The Medicine & Its Objects Workshop Presents:
“A Phenomenology of Attention”
Sophie Reichert | PhD Candidate, Anthropology
Discussant: Tina Post | Assistant Professor, English
*Wednesday, February 23rd from 4:30-6:00pm CT*
Via Zoom Only
Please email Anna Prior (priorah@uchicago.edu) to RSVP and receive a copy of the pre-circulated paper and the Zoom information.

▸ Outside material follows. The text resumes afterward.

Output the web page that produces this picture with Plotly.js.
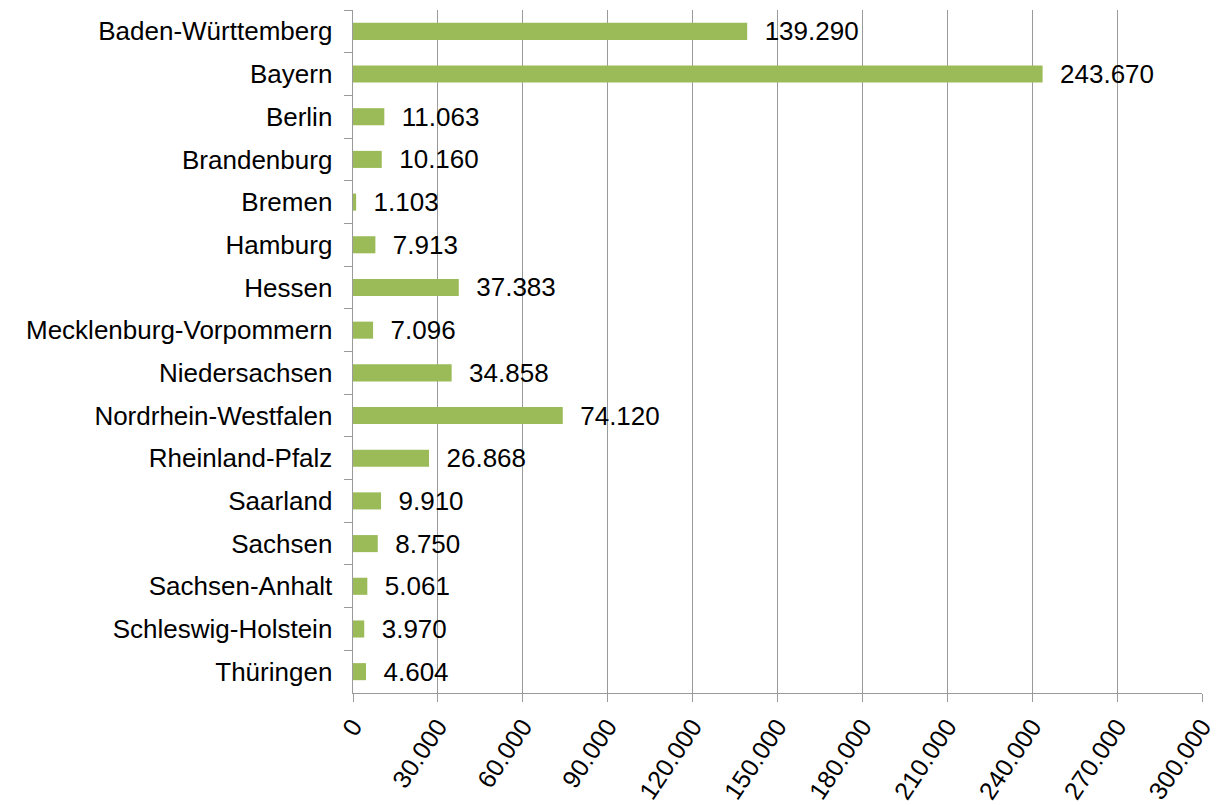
<!DOCTYPE html>
<html>
<head>
<meta charset="utf-8">
<script src="https://cdn.plot.ly/plotly-3.0.1.min.js"></script>
<style>
  body { margin: 0; background: #fff; }
  #chart { width: 1219px; height: 805px; }
</style>
</head>
<body>
<div id="chart"></div>
<script>
// Bundeslaender und Werte, von oben nach unten
let laender = ['Baden-Württemberg', 'Bayern', 'Berlin', 'Brandenburg', 'Bremen', 'Hamburg',
  'Hessen', 'Mecklenburg-Vorpommern', 'Niedersachsen', 'Nordrhein-Westfalen',
  'Rheinland-Pfalz', 'Saarland', 'Sachsen', 'Sachsen-Anhalt', 'Schleswig-Holstein', 'Thüringen'];
let werte = [139290, 243670, 11063, 10160, 1103, 7913, 37383, 7096, 34858, 74120,
  26868, 9910, 8750, 5061, 3970, 4604];
let tickWerte = [0, 30000, 60000, 90000, 120000, 150000, 180000, 210000, 240000, 270000, 300000];

function showBar(){
  let barData = [{
    x: werte,
    y: laender,
    type: 'bar',
    orientation: 'h',
    marker: {color: '#9BBB59'},
    texttemplate: '\u00a0\u00a0%{x:,d}',
    textposition: 'outside',
    constraintext: 'none',
    cliponaxis: false,
    textfont: {family: 'Liberation Sans, Arial, sans-serif', size: 26, color: '#000'},
    hoverinfo: 'none'
  }];
  let layout = {
    width: 1219,
    height: 805,
    margin: {l: 353, r: 17, t: 10, b: 112},
    separators: ',.',
    bargap: 0.6,
    showlegend: false,
    paper_bgcolor: '#fff',
    plot_bgcolor: '#fff',
    font: {family: 'Liberation Sans, Arial, sans-serif', size: 26, color: '#000'},
    xaxis: {
      range: [0, 300000],
      tickvals: tickWerte,
      tickformat: ',d',
      tickangle: -56,
      showgrid: true,
      gridcolor: '#9a9a9a',
      gridwidth: 1,
      showline: true,
      linecolor: '#9a9a9a',
      ticks: 'outside',
      ticklen: 8,
      tickcolor: '#9a9a9a',
      zeroline: false,
      fixedrange: true,
      tickfont: {size: 25}
    },
    yaxis: {
      autorange: 'reversed',
      showline: true,
      linecolor: '#9a9a9a',
      ticks: 'outside',
      tickson: 'boundaries',
      ticklen: 8,
      tickcolor: '#9a9a9a',
      showgrid: false,
      ticksuffix: '\u00a0\u00a0',
      tickfont: {size: 26},
      fixedrange: true
    }
  };
  Plotly.newPlot('chart', barData, layout, {displayModeBar: false, staticPlot: true});
}

showBar();
</script>
</body>
</html>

ABSTRACT: This dissertation chapter is based on ethnography and collaboration with an international group of researchers who form the Institute for the Study of Somatic Communication (ISSC). The ISSC studies attention as an embodied, tactile and kinesthetic skill, thus challenging canonical philosophical, psychological and cognitive science research that conceptualizes attention primarily as a phenomenon of mind or brain. Meeting in local and virtual co-laboratories, the ISSC investigates attention not in lab studies through fMRI scans and EEG recordings but in movement-based practice in dance studios. According to the ISSC researchers, training one’s attention in physicalmental improvisational dance practice changes one’s experience and thus understanding of the world. In fact, the researchers of the ISSC are professional dancers and the ISSC advocates to research mind and body in dance practice. In a style akin to an ethnographic study of a scientific laboratory, I dive into the day to day of dance research labs, investigate methods and protocols for movement-based research on attention and explore the conceptual frameworks that emerge from first-person experience and ensemble research. In doing so, I aim to complement natural and social scientific research on attention, showing the epistemological and innovative potential of contemporary dance (and the arts more generally) for our understanding of human attention.